Repeat the material exactly from its first line to the line that includes "ax.spines[s].set_linewidth(1.5)". Skip pictures.

Plotting code records
----------------------------------------

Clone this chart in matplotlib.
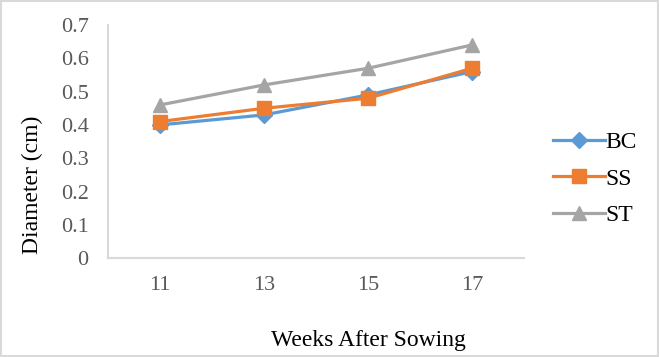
import matplotlib.pyplot as plt

# data
weeks = ['11', '13', '15', '17']
bc = [0.40, 0.43, 0.49, 0.56]
ss = [0.41, 0.45, 0.48, 0.57]
st = [0.46, 0.52, 0.57, 0.64]

plt.rcParams['font.family'] = ['Liberation Serif', 'DejaVu Serif']

fig = plt.figure(figsize=(6.59, 3.57), dpi=100)
ax = fig.add_axes([0.164, 0.277, 0.631, 0.653])

x = range(len(weeks))
ax.plot(x, bc, color='#5B9BD5', marker='D', markersize=8, linewidth=2.3, label='BC')
ax.plot(x, ss, color='#ED7D31', marker='s', markersize=10, linewidth=2.3, label='SS')
ax.plot(x, st, color='#A5A5A5', marker='^', markersize=10, linewidth=2.3, label='ST')

ax.set_xlim(-0.5, 3.5)
ax.set_ylim(0, 0.7)
ax.set_xticks(list(x))
ax.set_xticklabels(weeks)
ax.set_yticks([0, 0.1, 0.2, 0.3, 0.4, 0.5, 0.6, 0.7])
ax.set_yticklabels(['0', '0.1', '0.2', '0.3', '0.4', '0.5', '0.6', '0.7'])
ax.tick_params(length=0, labelsize=16, colors='#595959')
ax.tick_params(axis='y', pad=14)
ax.tick_params(axis='x', pad=13)

for s in ['top', 'right']:
    ax.spines[s].set_visible(False)
for s in ['left', 'bottom']:
    ax.spines[s].set_color('#D9D9D9')
    ax.spines[s].set_linewidth(1.5)

ax.set_xlabel('Weeks After Sowing', fontsize=17, va='center')
ax.xaxis.set_label_coords(0.625, -0.352)
ax.set_ylabel('Diameter (cm)', fontsize=17, va='center')
ax.yaxis.set_label_coords(-0.183, 0.313)

ax.legend(loc='center left', bbox_to_anchor=(1.02, 0.34), frameon=False,
          fontsize=17, handlelength=2.2, handletextpad=0.0, labelspacing=0.62)

# light grey border around the figure
fig.patches.append(plt.Rectangle((0.002, 0.003), 0.996, 0.994, transform=fig.transFigure,
                                 fill=False, edgecolor='#D9D9D9', linewidth=1.5))

fig.savefig('out.png', dpi=100)
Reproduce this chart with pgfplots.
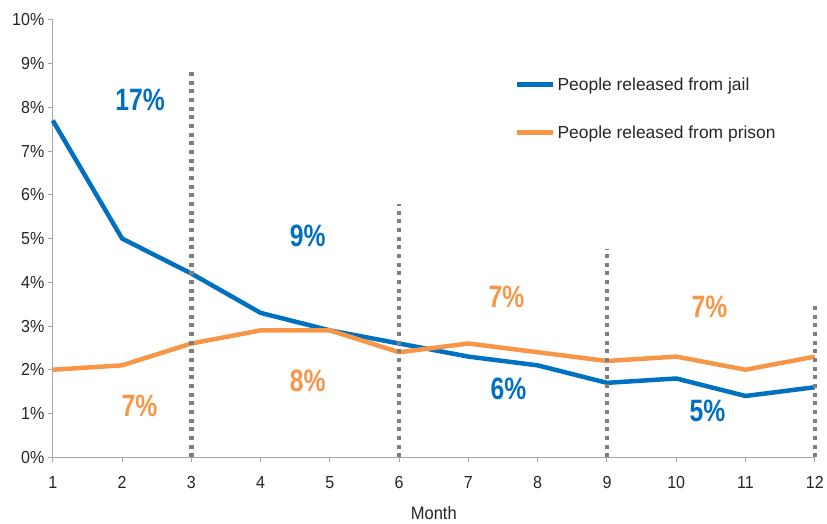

----------------------------------------

# FULL ANSWER:
Clone this chart in matplotlib.
import matplotlib.pyplot as plt

# data
weeks = ['11', '13', '15', '17']
bc = [0.40, 0.43, 0.49, 0.56]
ss = [0.41, 0.45, 0.48, 0.57]
st = [0.46, 0.52, 0.57, 0.64]

plt.rcParams['font.family'] = ['Liberation Serif', 'DejaVu Serif']

fig = plt.figure(figsize=(6.59, 3.57), dpi=100)
ax = fig.add_axes([0.164, 0.277, 0.631, 0.653])

x = range(len(weeks))
ax.plot(x, bc, color='#5B9BD5', marker='D', markersize=8, linewidth=2.3, label='BC')
ax.plot(x, ss, color='#ED7D31', marker='s', markersize=10, linewidth=2.3, label='SS')
ax.plot(x, st, color='#A5A5A5', marker='^', markersize=10, linewidth=2.3, label='ST')

ax.set_xlim(-0.5, 3.5)
ax.set_ylim(0, 0.7)
ax.set_xticks(list(x))
ax.set_xticklabels(weeks)
ax.set_yticks([0, 0.1, 0.2, 0.3, 0.4, 0.5, 0.6, 0.7])
ax.set_yticklabels(['0', '0.1', '0.2', '0.3', '0.4', '0.5', '0.6', '0.7'])
ax.tick_params(length=0, labelsize=16, colors='#595959')
ax.tick_params(axis='y', pad=14)
ax.tick_params(axis='x', pad=13)

for s in ['top', 'right']:
    ax.spines[s].set_visible(False)
for s in ['left', 'bottom']:
    ax.spines[s].set_color('#D9D9D9')
    ax.spines[s].set_linewidth(1.5)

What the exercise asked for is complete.